Life Prayers

Life Prayers July 20, 2012

In our search for spiritual direction we often look for the exceptional and the extraordinary.  That is understandable, particularly in an increasingly materialistic world where what is most real is what we can sense — see, feel, hear, touch, and smell.  It is also understandable, given our tendency to think of that world as a world devoid of God’s presence.

Far too often we assume that if God does exist, God likely lurks just beyond the last material reality that we have discovered and understand.  The longing for the exceptional and the extraordinary is, then, a longing for the presence of God in a world that feels devoid of God’s presence.

Of course, the problem with this search for God is that we also unwittingly confine our sense of God’s leading to the exceptional.  The result?

  • Our exposure to God’s prompting is confined to a handful of moments in life.
  • We rob ourselves of the sense of God’s promise and providential care that is evident, every minute and every day of the week.
  • We assume that the exceptional moments are the ones that are most clearly indicative of the will of God when, in fact, they may be far from representative.
  • And we inevitably open less and less of our lives to the prompting of the Holy Spirit, living much, if not most of our lives as de facto atheists.

Our lives are, in fact, continuously open to the presence of God and the patterns that shape our experiences are at least as likely, if not more likely to represent the trajectory of God’s grace and the Spirit’s leading than are the exceptional moments.

Life Prayer (or what Ignatius of Loyola described as “the Examen”) — is the invitation to pray with our lives, to notice patterns and graces and to reflect on them in God’s presenc.  They are a means of breaking with our tendency to rely on the exceptional as the key to connecting with the Divine — the practice of bringing the commonplace front and center in our efforts to cultivate an awareness of God’s presence.

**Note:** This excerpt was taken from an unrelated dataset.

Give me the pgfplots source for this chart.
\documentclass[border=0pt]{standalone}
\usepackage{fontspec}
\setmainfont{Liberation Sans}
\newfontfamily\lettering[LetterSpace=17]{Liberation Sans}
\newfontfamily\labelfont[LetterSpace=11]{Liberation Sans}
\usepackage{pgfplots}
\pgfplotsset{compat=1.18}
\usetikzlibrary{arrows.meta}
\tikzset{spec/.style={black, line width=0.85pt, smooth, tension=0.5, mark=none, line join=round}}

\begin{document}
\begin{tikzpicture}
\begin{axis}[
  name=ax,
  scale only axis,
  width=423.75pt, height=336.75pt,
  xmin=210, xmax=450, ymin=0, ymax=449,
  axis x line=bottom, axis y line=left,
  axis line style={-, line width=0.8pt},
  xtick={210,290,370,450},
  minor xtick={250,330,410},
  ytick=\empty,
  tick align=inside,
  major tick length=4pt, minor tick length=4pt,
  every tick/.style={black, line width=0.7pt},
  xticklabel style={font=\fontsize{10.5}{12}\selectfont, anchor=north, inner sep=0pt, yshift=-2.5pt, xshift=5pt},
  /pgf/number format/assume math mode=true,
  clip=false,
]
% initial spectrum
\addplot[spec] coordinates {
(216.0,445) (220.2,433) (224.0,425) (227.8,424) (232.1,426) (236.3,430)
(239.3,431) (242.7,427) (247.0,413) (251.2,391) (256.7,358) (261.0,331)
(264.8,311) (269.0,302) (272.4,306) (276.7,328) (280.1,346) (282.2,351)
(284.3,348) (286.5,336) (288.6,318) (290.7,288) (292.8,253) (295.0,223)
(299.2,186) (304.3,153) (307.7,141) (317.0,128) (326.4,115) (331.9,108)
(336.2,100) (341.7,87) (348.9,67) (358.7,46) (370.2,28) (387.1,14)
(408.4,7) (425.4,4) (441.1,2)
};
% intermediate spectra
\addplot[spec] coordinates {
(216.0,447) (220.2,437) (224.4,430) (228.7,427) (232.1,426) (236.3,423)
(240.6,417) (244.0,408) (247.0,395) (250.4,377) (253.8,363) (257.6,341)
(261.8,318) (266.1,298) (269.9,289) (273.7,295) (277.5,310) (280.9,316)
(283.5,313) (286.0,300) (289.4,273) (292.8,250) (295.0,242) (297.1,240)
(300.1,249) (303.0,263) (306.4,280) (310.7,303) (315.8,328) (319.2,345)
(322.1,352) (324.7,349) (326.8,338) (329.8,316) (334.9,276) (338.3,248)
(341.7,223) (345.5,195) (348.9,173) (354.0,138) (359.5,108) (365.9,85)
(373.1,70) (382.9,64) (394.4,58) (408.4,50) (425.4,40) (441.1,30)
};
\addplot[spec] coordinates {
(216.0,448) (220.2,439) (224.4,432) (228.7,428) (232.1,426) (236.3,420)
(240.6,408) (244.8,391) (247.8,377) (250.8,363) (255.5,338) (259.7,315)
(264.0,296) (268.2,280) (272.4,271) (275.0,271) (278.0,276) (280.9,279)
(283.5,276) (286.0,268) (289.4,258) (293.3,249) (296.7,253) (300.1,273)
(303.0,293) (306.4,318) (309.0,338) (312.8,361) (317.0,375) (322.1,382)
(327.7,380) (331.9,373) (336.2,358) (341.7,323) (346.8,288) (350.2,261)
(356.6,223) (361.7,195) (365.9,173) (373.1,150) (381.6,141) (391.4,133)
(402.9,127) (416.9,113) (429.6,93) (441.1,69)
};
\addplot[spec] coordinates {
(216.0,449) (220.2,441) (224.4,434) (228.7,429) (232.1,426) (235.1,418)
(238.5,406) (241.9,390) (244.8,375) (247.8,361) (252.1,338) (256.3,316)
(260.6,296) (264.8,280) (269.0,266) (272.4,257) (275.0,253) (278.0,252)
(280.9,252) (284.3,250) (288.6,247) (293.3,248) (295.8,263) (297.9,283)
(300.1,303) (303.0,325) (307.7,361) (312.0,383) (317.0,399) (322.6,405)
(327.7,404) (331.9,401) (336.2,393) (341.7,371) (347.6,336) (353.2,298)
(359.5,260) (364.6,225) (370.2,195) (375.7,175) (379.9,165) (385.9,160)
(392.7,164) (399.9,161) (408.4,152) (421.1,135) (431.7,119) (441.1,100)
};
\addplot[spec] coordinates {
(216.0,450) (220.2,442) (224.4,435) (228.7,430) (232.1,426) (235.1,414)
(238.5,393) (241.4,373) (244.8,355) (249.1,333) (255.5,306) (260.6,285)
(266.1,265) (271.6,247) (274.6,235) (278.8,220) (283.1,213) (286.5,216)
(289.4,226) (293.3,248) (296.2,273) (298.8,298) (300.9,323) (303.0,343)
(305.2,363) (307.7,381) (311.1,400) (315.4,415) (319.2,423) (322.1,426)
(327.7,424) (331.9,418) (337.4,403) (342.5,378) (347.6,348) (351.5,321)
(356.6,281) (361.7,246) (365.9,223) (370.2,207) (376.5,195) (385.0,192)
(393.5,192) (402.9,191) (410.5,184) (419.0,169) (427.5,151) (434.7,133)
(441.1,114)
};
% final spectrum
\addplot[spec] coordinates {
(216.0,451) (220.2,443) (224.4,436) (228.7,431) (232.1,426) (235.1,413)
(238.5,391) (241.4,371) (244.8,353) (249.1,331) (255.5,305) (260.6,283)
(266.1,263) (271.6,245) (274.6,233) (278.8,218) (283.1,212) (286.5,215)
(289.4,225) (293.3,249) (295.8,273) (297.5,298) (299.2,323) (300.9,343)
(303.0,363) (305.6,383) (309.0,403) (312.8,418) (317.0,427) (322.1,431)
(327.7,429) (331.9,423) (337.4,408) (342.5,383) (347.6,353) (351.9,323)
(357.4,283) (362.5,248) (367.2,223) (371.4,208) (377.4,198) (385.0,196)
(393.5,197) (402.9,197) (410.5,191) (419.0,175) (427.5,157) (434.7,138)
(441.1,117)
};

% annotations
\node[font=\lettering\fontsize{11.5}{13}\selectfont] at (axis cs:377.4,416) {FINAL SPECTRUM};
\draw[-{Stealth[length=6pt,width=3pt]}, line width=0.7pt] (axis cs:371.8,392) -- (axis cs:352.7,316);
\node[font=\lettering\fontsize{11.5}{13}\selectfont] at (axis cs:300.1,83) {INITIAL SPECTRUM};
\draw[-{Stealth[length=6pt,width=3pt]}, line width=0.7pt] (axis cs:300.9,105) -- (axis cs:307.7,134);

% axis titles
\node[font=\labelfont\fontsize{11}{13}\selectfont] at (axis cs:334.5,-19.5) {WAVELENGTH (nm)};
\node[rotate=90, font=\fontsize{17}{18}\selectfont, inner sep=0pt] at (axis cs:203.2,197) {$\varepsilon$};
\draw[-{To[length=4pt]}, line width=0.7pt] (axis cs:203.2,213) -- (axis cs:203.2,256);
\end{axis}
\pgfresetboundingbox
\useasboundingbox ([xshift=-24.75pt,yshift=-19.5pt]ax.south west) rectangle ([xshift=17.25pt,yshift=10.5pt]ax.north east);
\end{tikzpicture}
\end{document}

Find time, space, and silence to pursue Life Prayers on a regular basis and be prepared to learn what it means to live continuously in the presence of God:

  • Ask God to tell you when and where God has been present.
  • Ask God to remind you of times when your choices have made it difficult to be alert to and aware of God’s presence.
  • Ask God to surface the patterns in your life that are God’s enduring gifts to you
  • Ask how those gifts are meant to shape you
  • Ask what kind of gift your life is meant to be as a result
  • Invite God to help you identify ways in which to live more deeply into the life that you have been given
  • And let that life be your prayer

Gracious Lord, Lover of Souls, the life you have given me is gift, grace, and prayer.  So move in my life that ever greater reaches of heart, mind, soul, and body are aware of your presence.  So move me that my life itself might be a prayer and receive the thanksgiving of my grateful heart, in the name of your Son, my Savior, Jesus the Christ.  Amen.